To that point, The Center Square website reports this additional IFO finding:

“Among the 10 original states that formed RGGI, power generation fell 15 percent and emissions fell 47 percent from 2008 to 2020. In Pennsylvania, without (emphasis added) RGGI, generation rose 3.5 percent while emissions fell by 42 percent” during the same period.

And we “need” RGGI why?

“RGGI maintains that its cap-and-trade program is market-based,” the Allegheny Institute’s Elizabeth Miller and Frank Gamrat noted (in Policy Brief Vol. 19, No. 37).

“But the mechanisms it uses—such as setting a minimum price called the “reserve price” and other market interventions like “cost containment reserve” and “emissions containment reserve” —are not characteristic of free-market mechanisms,” the researchers remind.

Continued Miller, a think tank research associate, and Gamrat, the institute’s executive director, then:

“The increased energy prices for taxpayers, loss of jobs due to mounting energy costs and second-order effects resulting from higher electricity costs are strong arguments against joining RGGI.

“Joining RGGI would be an ill-advised decision that would undermine much of the economic and environmental success the state has enjoyed in the last decade thanks to natural gas production in the electricity market.”

Then as now.

A challenge to Democrat Gov. Tom Wolf’s 2019 executive order to unilaterally join RGGI failed in the state Senate on Monday. The Republican-controlled body did not have the votes to overturn Wolf’s veto of the Legislature’s RGGI rejection.

But now the courts have intervened.
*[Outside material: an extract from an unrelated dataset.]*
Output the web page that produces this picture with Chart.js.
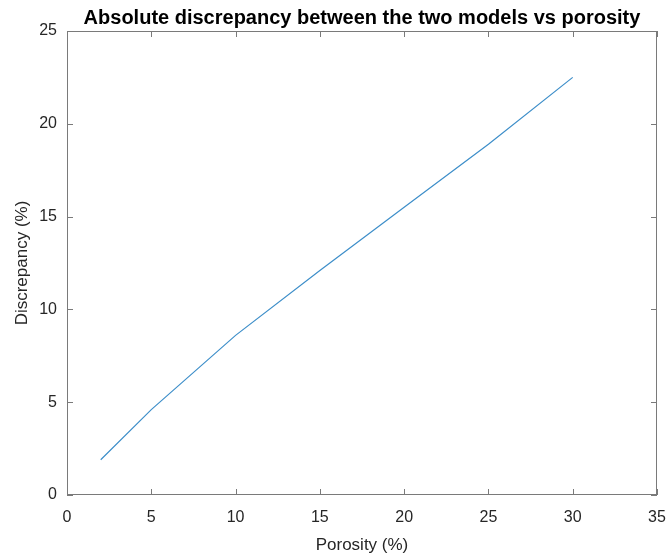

And this mess is, perhaps only temporarily, on hold.

But even if a court ultimately rules that Wolf had the authority via existing environmental law to set such a damaging carbon pricing policy and join RGGI, and that it is not a “tax” – the crux of the debate at hand — that won’t change the bottom line:

The Regional Greenhouse Gas Initiative remains an ecocratic pig in a poke.